• **What to do**
List each line of the data that holds the string "this", please.

• **Extracted data**

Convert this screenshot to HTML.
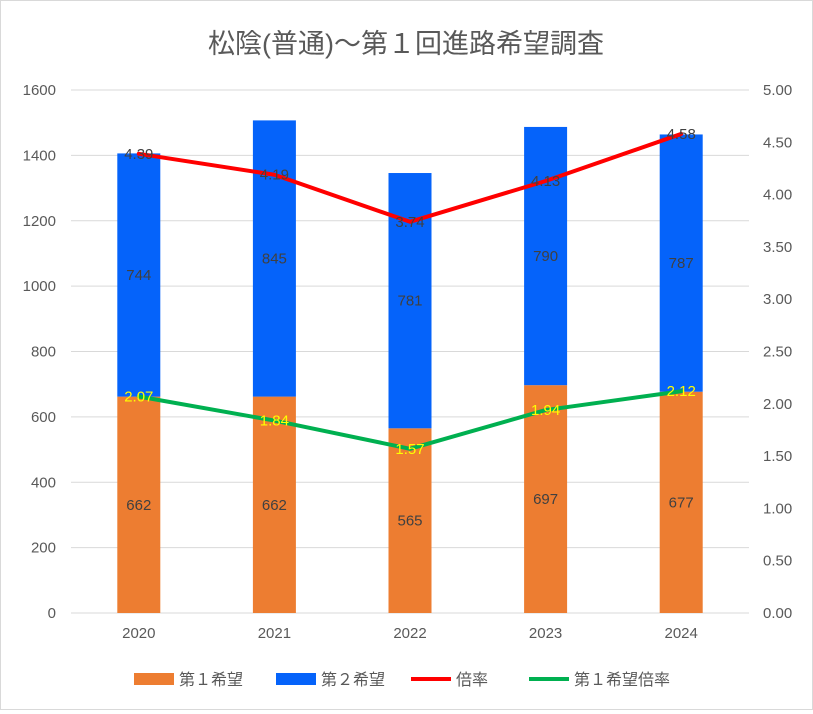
<!DOCTYPE html>
<html><head><meta charset="utf-8"><style>
body{margin:0;background:#fff;font-family:"Liberation Sans","Noto Sans CJK JP",sans-serif}
#wrap{position:relative;width:813px;height:710px;border:1px solid #d9d9d9;box-sizing:border-box}
</style></head><body>
<div id="wrap">
<svg id="c" width="811" height="708"></svg>
</div>
<script>
const years=["2020","2021","2022","2023","2024"];
const first=[662,662,565,697,677];
const second=[744,845,781,790,787];
const ratio=[4.39,4.19,3.74,4.13,4.58];
const firstRatio=[2.07,1.84,1.57,1.94,2.12];
const leftTicks=[0,200,400,600,800,1000,1200,1400,1600];
const rightTicks=["0.00","0.50","1.00","1.50","2.00","2.50","3.00","3.50","4.00","4.50","5.00"];
const NS="http://www.w3.org/2000/svg";
const svg=document.getElementById('c');
const x0=70,x1=748,yB=612,yT=89;
const yL=v=>yB-(v/1600)*(yB-yT);
const yR=v=>yB-(v/5)*(yB-yT);
const step=(x1-x0)/years.length;
const xc=i=>x0+step*(i+0.5);
function el(t,a,txt){const e=document.createElementNS(NS,t);for(const k in a)e.setAttribute(k,a[k]);if(txt!==undefined)e.textContent=txt;svg.appendChild(e);return e;}
let e=el('text',{x:405,y:52,'text-anchor':'middle','font-size':27,fill:'#595959'},'松陰(普通)～第１回進路希望調査');

leftTicks.forEach(v=>{
 e=el('line',{x1:x0,x2:x1,y1:yL(v),y2:yL(v),stroke:'#d9d9d9'});
 
 e=el('text',{x:55,y:yL(v)+5,'text-anchor':'end','font-size':15,fill:'#595959'},v);
 
});
rightTicks.forEach(t=>{
 e=el('text',{x:762,y:yR(parseFloat(t))+5,'font-size':15,fill:'#595959'},t);
 
});
const bw=43;
years.forEach((y,i)=>{
 const x=xc(i);
 e=el('rect',{x:x-bw/2,y:yL(first[i]),width:bw,height:yB-yL(first[i]),fill:'#ed7d31'});
 
 e=el('rect',{x:x-bw/2,y:yL(first[i]+second[i]),width:bw,height:yL(first[i])-yL(first[i]+second[i]),fill:'#0563fa'});
 
 e=el('text',{x:x,y:(yB+yL(first[i]))/2+5,'text-anchor':'middle','font-size':15,fill:'#404040'},first[i]);
 
 e=el('text',{x:x,y:(yL(first[i])+yL(first[i]+second[i]))/2+5,'text-anchor':'middle','font-size':15,fill:'#404040'},second[i]);
 
 e=el('text',{x:x,y:yB+25,'text-anchor':'middle','font-size':15,fill:'#595959'},y);
 
});
function line(arr,color,name){
 const p=el('polyline',{points:arr.map((v,i)=>xc(i)+','+yR(v)).join(' '),fill:'none',stroke:color,'stroke-width':4,'stroke-linejoin':'round','stroke-linecap':'round'});
 
}
line(ratio,'#ff0000','ratio-line');
line(firstRatio,'#00b050','first-ratio-line');
ratio.forEach((v,i)=>{
 e=el('text',{x:xc(i),y:yR(v)+5,'text-anchor':'middle','font-size':15,fill:'#404040'},v.toFixed(2));
 
});
firstRatio.forEach((v,i)=>{
 e=el('text',{x:xc(i),y:yR(v)+5,'text-anchor':'middle','font-size':15,fill:'#ffff00'},v.toFixed(2));
 
});
const leg=[['rect','#ed7d31','第１希望',133],['rect','#0563fa','第２希望',275],['line','#ff0000','倍率',410],['line','#00b050','第１希望倍率',528]];
leg.forEach(l=>{
 if(l[0]=='rect'){e=el('rect',{x:l[3],y:672,width:40,height:12,fill:l[1]});}
 else{e=el('line',{x1:l[3],x2:l[3]+40,y1:678,y2:678,stroke:l[1],'stroke-width':4});}
 
 e=el('text',{x:l[3]+45,y:684,'font-size':16,fill:'#595959'},l[2]);
 
});
</script>
</body></html>
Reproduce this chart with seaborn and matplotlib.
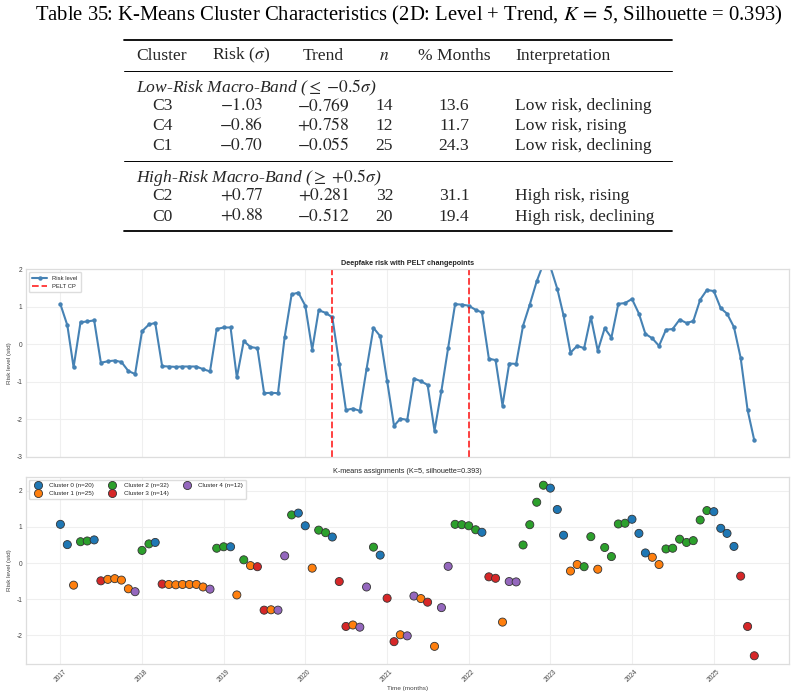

• **Completed task**
Convert this screenshot to HTML.
Reproduce this chart with seaborn and matplotlib.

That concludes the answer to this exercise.